--- START OF Exercise input ---

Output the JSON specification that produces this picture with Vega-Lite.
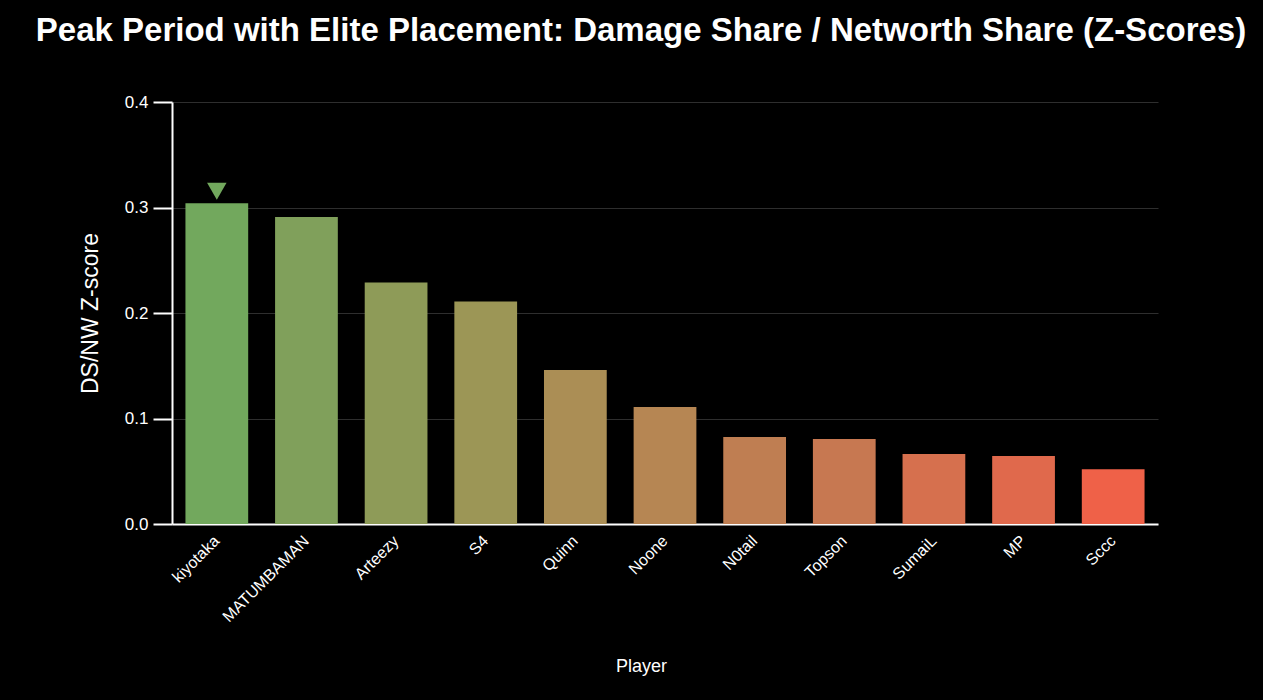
{
  "$schema": "https://vega.github.io/schema/vega-lite/v6.json",
  "width": 986,
  "height": 422,
  "autosize": {"type": "none"},
  "padding": {"left": 172, "top": 102, "right": 105, "bottom": 176},
  "background": "#000000",
  "view": {"stroke": null},
  "title": {
    "text": "Peak Period with Elite Placement: Damage Share / Networth Share (Z-Scores)",
    "font": "Liberation Sans",
    "fontSize": 33,
    "fontWeight": "bold",
    "color": "#ffffff",
    "anchor": "middle",
    "dx": -24,
    "offset": 45
  },
  "data": {
    "values": [
      {"Player": "kiyotaka", "zscore": 0.304, "top": true},
      {"Player": "MATUMBAMAN", "zscore": 0.291, "top": false},
      {"Player": "Arteezy", "zscore": 0.229, "top": false},
      {"Player": "S4", "zscore": 0.211, "top": false},
      {"Player": "Quinn", "zscore": 0.146, "top": false},
      {"Player": "Noone", "zscore": 0.111, "top": false},
      {"Player": "N0tail", "zscore": 0.0825, "top": false},
      {"Player": "Topson", "zscore": 0.0806, "top": false},
      {"Player": "SumaiL", "zscore": 0.0664, "top": false},
      {"Player": "MP", "zscore": 0.0645, "top": false},
      {"Player": "Sccc", "zscore": 0.052, "top": false}
    ]
  },
  "encoding": {
    "x": {
      "field": "Player",
      "type": "nominal",
      "sort": null,
      "title": "Player",
      "scale": {"paddingInner": 0.3, "paddingOuter": 0.15},
      "axis": {
        "labelAngle": -45,
        "labelAlign": "right",
        "labelBaseline": "middle",
        "labelColor": "#ffffff",
        "labelFont": "Liberation Sans",
        "labelFontSize": 16,
        "ticks": false,
        "labelPadding": 14,
        "domainColor": "#ffffff",
        "domainWidth": 2,
        "titleColor": "#ffffff",
        "titleFont": "Liberation Sans",
        "titleFontSize": 18,
        "titleFontWeight": "normal",
        "titleX": 469,
        "titlePadding": 33
      }
    },
    "y": {
      "field": "zscore",
      "type": "quantitative",
      "title": "DS/NW Z-score",
      "scale": {"domain": [0, 0.4]},
      "axis": {
        "values": [0, 0.1, 0.2, 0.3, 0.4],
        "format": ".1f",
        "labelColor": "#ffffff",
        "labelFont": "Liberation Sans",
        "labelFontSize": 17,
        "labelPadding": 5,
        "tickColor": "#ffffff",
        "tickSize": 19,
        "tickWidth": 2,
        "domainColor": "#ffffff",
        "domainWidth": 2,
        "gridColor": "#2e2e2e",
        "gridWidth": 1,
        "titleColor": "#ffffff",
        "titleFont": "Liberation Sans",
        "titleFontSize": 23,
        "titleFontWeight": "normal",
        "titlePadding": 22
      }
    }
  },
  "layer": [
    {
      "mark": {"type": "bar"},
      "encoding": {
        "color": {
          "field": "Player",
          "type": "nominal",
          "sort": null,
          "legend": null,
          "scale": {
            "domain": ["kiyotaka", "MATUMBAMAN", "Arteezy", "S4", "Quinn", "Noone", "N0tail", "Topson", "SumaiL", "MP", "Sccc"],
            "range": ["#72a85d", "#80a05b", "#8e9b58", "#9c9656", "#ab8e55", "#b68653", "#bf7e52", "#c77851", "#d6704e", "#e0694c", "#ef6148"]
          }
        }
      }
    },
    {
      "transform": [{"filter": "datum.top"}],
      "mark": {"type": "point", "shape": "triangle-down", "filled": true, "size": 380, "color": "#72a85d", "opacity": 1, "yOffset": -12},
      "encoding": {}
    }
  ]
}
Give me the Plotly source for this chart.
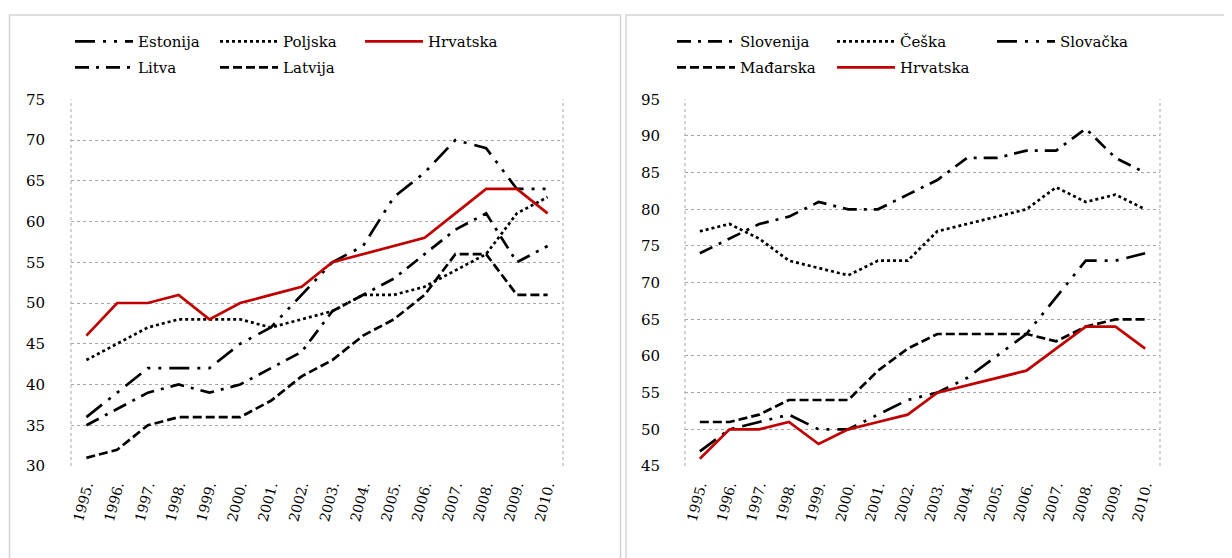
import plotly.graph_objects as go

# Sample data
years = ["1995.", "1996.", "1997.", "1998.", "1999.", "2000.", "2001.", "2002.",
         "2003.", "2004.", "2005.", "2006.", "2007.", "2008.", "2009.", "2010."]

hrvatska = [46, 50, 50, 51, 48, 50, 51, 52, 55, 56, 57, 58, 61, 64, 64, 61]

# left panel
estonija = [36, 39, 42, 42, 42, 45, 47, 51, 55, 57, 63, 66, 70, 69, 64, 64]
poljska = [43, 45, 47, 48, 48, 48, 47, 48, 49, 51, 51, 52, 54, 56, 61, 63]
litva = [35, 37, 39, 40, 39, 40, 42, 44, 49, 51, 53, 56, 59, 61, 55, 57]
latvija = [31, 32, 35, 36, 36, 36, 38, 41, 43, 46, 48, 51, 56, 56, 51, 51]

# right panel
slovenija = [74, 76, 78, 79, 81, 80, 80, 82, 84, 87, 87, 88, 88, 91, 87, 85]
ceska = [77, 78, 76, 73, 72, 71, 73, 73, 77, 78, 79, 80, 83, 81, 82, 80]
slovacka = [47, 50, 51, 52, 50, 50, 52, 54, 55, 57, 60, 63, 68, 73, 73, 74]
madarska = [51, 51, 52, 54, 54, 54, 58, 61, 63, 63, 63, 63, 62, 64, 65, 65]

W, H = 1232, 558
OFF = 8  # page body margin
RED = "#C00000"
LDD = "20px,8px,3px,8px,3px,8px"   # long dash, dot, dot
DD = "14px,7px,3px,7px"            # dash dot
DOT = "3px,3px"
DASH = "9px,4px"
LW = 2.7
SERIF = "DejaVu Serif"


def px(x):
    return (x - OFF) / W


def py(y):
    return 1 - (y - OFF) / H


fig = go.Figure()


def add(y, name, dash, color, xa, ya, legend):
    fig.add_trace(go.Scatter(x=years, y=y, name=name, mode="lines",
                             line=dict(color=color, width=LW, dash=dash),
                             xaxis=xa, yaxis=ya, legend=legend))


# left chart
add(estonija, "Estonija", LDD, "black", "x", "y", "legend")
add(poljska, "Poljska", DOT, "black", "x", "y", "legend")
add(hrvatska, "Hrvatska", "solid", RED, "x", "y", "legend")
add(litva, "Litva", DD, "black", "x", "y", "legend2")
add(latvija, "Latvija", DASH, "black", "x", "y", "legend2")

# right chart
add(slovenija, "Slovenija", DD, "black", "x2", "y2", "legend3")
add(ceska, "Češka", DOT, "black", "x2", "y2", "legend3")
add(slovacka, "Slovačka", LDD, "black", "x2", "y2", "legend3")
add(madarska, "Mađarska", DASH, "black", "x2", "y2", "legend4")
add(hrvatska, "Hrvatska", "solid", RED, "x2", "y2", "legend4")

xax = dict(type="category", range=[-0.5, 15.5], showgrid=False, zeroline=False,
           showline=False, ticks="", tickangle=-75, automargin=False,
           ticklabelstandoff=8,
           tickfont=dict(family=SERIF, size=14, color="black"))
yax = dict(dtick=5, showgrid=True, gridcolor="#a6a6a6", griddash="dot",
           gridwidth=1, zeroline=False, showline=False, ticks="",
           automargin=False,
           tickfont=dict(family=SERIF, size=15, color="black"))

leg = dict(orientation="h", xanchor="left", yanchor="middle", itemwidth=58,
           bgcolor="rgba(0,0,0,0)", traceorder="normal", itemclick=False,
           font=dict(family=SERIF, size=15, color="black"))

fig.update_layout(
    width=W, height=H,
    margin=dict(l=0, r=0, t=0, b=0, autoexpand=False),
    paper_bgcolor="white", plot_bgcolor="white",
    font=dict(family=SERIF, size=15, color="black"),
    xaxis=dict(xax, domain=[px(71), px(563)], anchor="y"),
    yaxis=dict(yax, domain=[py(466), py(99.3)], range=[30, 75], anchor="x",
               ticklabelstandoff=25),
    xaxis2=dict(xax, domain=[px(685), px(1160)], anchor="y2"),
    yaxis2=dict(yax, domain=[py(466), py(99.3)], range=[45, 95], anchor="x2",
                ticklabelstandoff=24),
    legend=dict(leg, x=px(70), y=py(41.7), entrywidth=72),
    legend2=dict(leg, x=px(70), y=py(67.7), entrywidth=72),
    legend3=dict(leg, x=px(672), y=py(41.7), entrywidth=87),
    legend4=dict(leg, x=px(672), y=py(67.7), entrywidth=87),
    showlegend=True,
)

# panel frames
frame = dict(type="rect", xref="paper", yref="paper",
             line=dict(color="#d4d4d4", width=1.5), fillcolor="rgba(0,0,0,0)")
fig.add_shape(frame, x0=px(9.5), x1=px(620.5), y0=-0.05, y1=py(15))
fig.add_shape(frame, x0=px(626), x1=1.05, y0=-0.05, y1=py(15))

# dotted sides of the plot areas
for xr, yr in (("x domain", "y domain"), ("x2 domain", "y2 domain")):
    for xv in (0, 1):
        fig.add_shape(type="line", xref=xr, yref=yr, x0=xv, x1=xv, y0=0, y1=1,
                      line=dict(color="#a6a6a6", width=1, dash="dot"))

fig.write_html("out.html")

--- END OF Exercise input ---

(Problem requirements) Quote the data above exactly from the line with "Give me the Plotly source for this chart." to the line with "64, 64, 61]", both ends counted, and nothing else. Pictures don't go in.

(Solved problem)
Give me the Plotly source for this chart.
import plotly.graph_objects as go

# Sample data
years = ["1995.", "1996.", "1997.", "1998.", "1999.", "2000.", "2001.", "2002.",
         "2003.", "2004.", "2005.", "2006.", "2007.", "2008.", "2009.", "2010."]

hrvatska = [46, 50, 50, 51, 48, 50, 51, 52, 55, 56, 57, 58, 61, 64, 64, 61]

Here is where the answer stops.